How to Write a Thank You Letter After an Interview

A strong post-interview thank you letter takes less than ten minutes to write, but it can genuinely change whether you get the job. In a TopResume survey of hiring managers and recruiters, 68% said receiving a thank you note affected their decision about a candidate, and nearly one in five said they’d dismissed someone specifically for not sending one. Here’s how to write one that works.

Send It Within 24 Hours

Email is the standard delivery method and perfectly acceptable for any industry. Send it the same day as your interview if possible, and no later than 24 hours after. Hiring teams often debrief quickly, so your note needs to arrive while your conversation is still fresh in their minds.

A handwritten note is a nice touch in certain fields, but only if it will arrive within a day or two. If you’re interviewing with a government employer, skip physical mail entirely. Internal mail systems at agencies can delay delivery by days or weeks, which defeats the purpose.

What to Include

Your thank you letter needs four things: genuine thanks, a specific reference to your conversation, a brief reinforcement of your fit for the role, and a clear closing. That’s it. Keep the whole message to roughly five to eight sentences. Brevity is an advantage here, not a weakness.

Start by thanking the interviewer for their time and mentioning the role by name. Then reference something specific from the conversation. Maybe you discussed a challenge the team is facing, a project they’re launching, or a skill they emphasized. Tying your note to an actual moment from the interview shows you were engaged and listening, which separates you from candidates who send a generic template.

Next, briefly connect your background to something the interviewer cared about. If they spent five minutes asking about your experience managing cross-functional teams, use one sentence to reinforce that strength.

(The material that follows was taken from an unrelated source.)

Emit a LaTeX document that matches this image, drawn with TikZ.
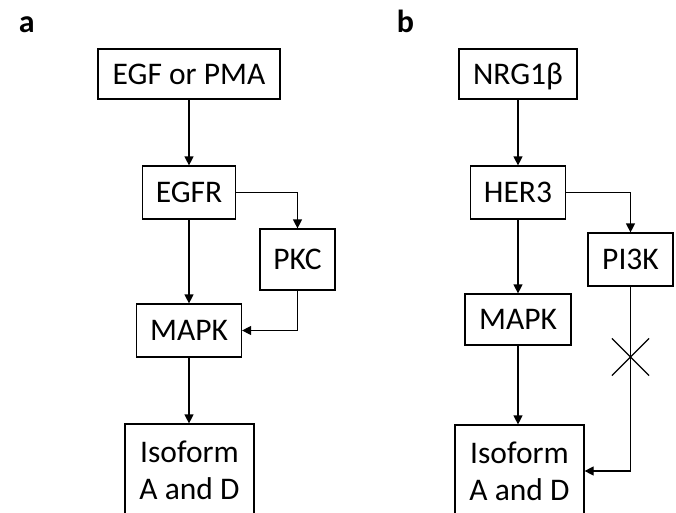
\documentclass[tikz,border=0pt]{standalone}
\usepackage{fontspec}
\setmainfont{Carlito}
\usepackage{tikz}
\usetikzlibrary{positioning,arrows.meta,shapes.misc}

\begin{document}
\begin{tikzpicture}[x=1pt, y=-1pt, >={Triangle[length=9pt,width=9pt]}, line width=1.2pt,
box/.style={draw, text centered, inner sep=0pt, text depth=0pt, font=\fontsize{31.5}{37}\selectfont},
isobox/.style={draw, align=center, inner sep=0pt, minimum width=129pt, minimum height=92pt, font=\fontsize{31.5}{37}\selectfont},
lbl/.style={anchor=base west, font=\fontsize{32}{37}\selectfont\bfseries}
]
\clip (0,0) rectangle (676,513);

% panel a
\node (labA) [lbl] at (15,33) {a};
\node (egf) [box, minimum width=182pt, minimum height=50pt] at (189,74) {EGF or PMA};
\node (egfr) [box, minimum width=93pt, minimum height=53pt] at (189,192.5) {EGFR};
\node (pkc) [box, minimum width=75pt, minimum height=61pt] at (297.5,259.5) {PKC};
\node (mapkA) [box, minimum width=105pt, minimum height=53pt] at (189,330.5) {MAPK};
\node (isoA) [isobox] at (189.5,470) {Isoform\\A and D};

\draw[->] (egf) -- (egfr);
\draw[->] (egfr) -- (mapkA);
\draw[->] (egfr.east) -| (pkc.north);
\draw[->] (pkc.south) |- (mapkA.east);
\draw[->] (mapkA) -- (mapkA |- isoA.north);

% panel b
\node (labB) [lbl] at (393,33) {b};
\node (nrg) [box, minimum width=118pt, minimum height=50pt] at (518,74) {NRG1β};
\node (her3) [box, minimum width=95pt, minimum height=53pt] at (518,192.5) {HER3};
\node (pik) [box, minimum width=85pt, minimum height=53pt] at (630.5,259.5) {PI3K};
\node (mapkB) [box, minimum width=106pt, minimum height=51pt] at (518,319.5) {MAPK};
\node (isoB) [isobox] at (519.5,471) {Isoform\\A and D};
\node (block) [cross out, draw, minimum size=36pt, inner sep=0pt] at (630.5,357) {};

\draw[->] (nrg) -- (her3);
\draw[->] (her3) -- (mapkB);
\draw[->] (her3.east) -| (pik.north);
\draw[->] (mapkB) -- (mapkB |- isoB.north);
\draw[->] (pik.south) |- (isoB.east);

\end{tikzpicture}
\end{document}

You’re not rearguing your entire candidacy. You’re reminding them of the thing that made you a strong fit.

Close by reaffirming your interest in the role and saying you look forward to the next step. Keep the tone warm and confident without being pushy.

A Simple Template to Adapt

Here’s a framework you can customize. Don’t copy it word for word. Swap in your own details and voice.

Subject line: Thank You – [Your Name], [Job Title] Interview

Hi [Interviewer’s Name],

Thank you for taking the time to speak with me today about the [Job Title] role. I really enjoyed learning about [specific topic from the interview, like the team’s upcoming product launch or their approach to client onboarding].

Our conversation reinforced my enthusiasm for this position. My experience with [relevant skill or project you discussed] aligns well with what you described, and I’m excited about the opportunity to contribute to [specific goal or initiative].

Please don’t hesitate to reach out if you need any additional information. I look forward to hearing from you.

Best regards,
[Your Name]

The subject line matters more than you might think. A blank or vague subject line risks getting caught in a spam filter or simply ignored. Include “thank you” along with your name or the job title so the reader immediately knows what the email is about.

Correcting a Weak Answer

If you fumbled a question during the interview, the thank you note gives you a narrow window to recover. Keep it subtle. You don’t want to draw attention to a flop by opening with “I realize I didn’t answer your question well.” Instead, naturally weave in the stronger answer as part of your follow-up.

For example, if you blanked on a question about handling tight deadlines, you might write: “I’ve been thinking more about the fast turnaround times you mentioned. In my last role, I managed a product launch on a three-week timeline by reorganizing the team’s sprint schedule, which cut our review cycle in half.” You’re adding value to the conversation rather than apologizing for a gap. One correction per note is the limit. More than that and the letter reads as damage control instead of a thank you.

When You Interviewed With Multiple People

If you met with a panel or spoke to several people throughout the day, send a separate note to each person. This is important: each message should be different. If two interviewers compare notes and find identical emails from you, it undermines the personal touch you’re trying to create.

Reference a specific exchange you had with each person. One interviewer might have asked about your leadership style while another focused on technical skills. Tailor each message to that individual conversation. During or right after the interview, jot down each person’s name and title. Collect business cards if they’re offered. If you missed a name or spelling, check the company website or LinkedIn before you send anything. Getting someone’s name wrong is worse than not sending a note at all.

What Not to Do

Don’t use the thank you letter to negotiate salary, ask about benefits, or inquire about the timeline unless the interviewer specifically invited you to follow up on those topics. The note’s job is narrow: express gratitude, reinforce your fit, and leave a positive final impression. Anything beyond that clutters the message.

Avoid overly casual language (no “Hey!” or emoji) and overly stiff language (“I wish to express my sincere gratitude for the opportunity to interview”). Write the way you’d speak in the interview itself: professional, personable, and direct. Proofread carefully. A typo or the wrong interviewer’s name pasted into the greeting will undo whatever goodwill the note was supposed to create.

Finally, don’t skip the note because you think the interview went poorly. Roughly a third of job seekers don’t send a thank you after every interview, which means doing so already puts you ahead. Even if you’re unsure about the role, the professional world is small, and a gracious follow-up keeps the door open for future opportunities with that employer.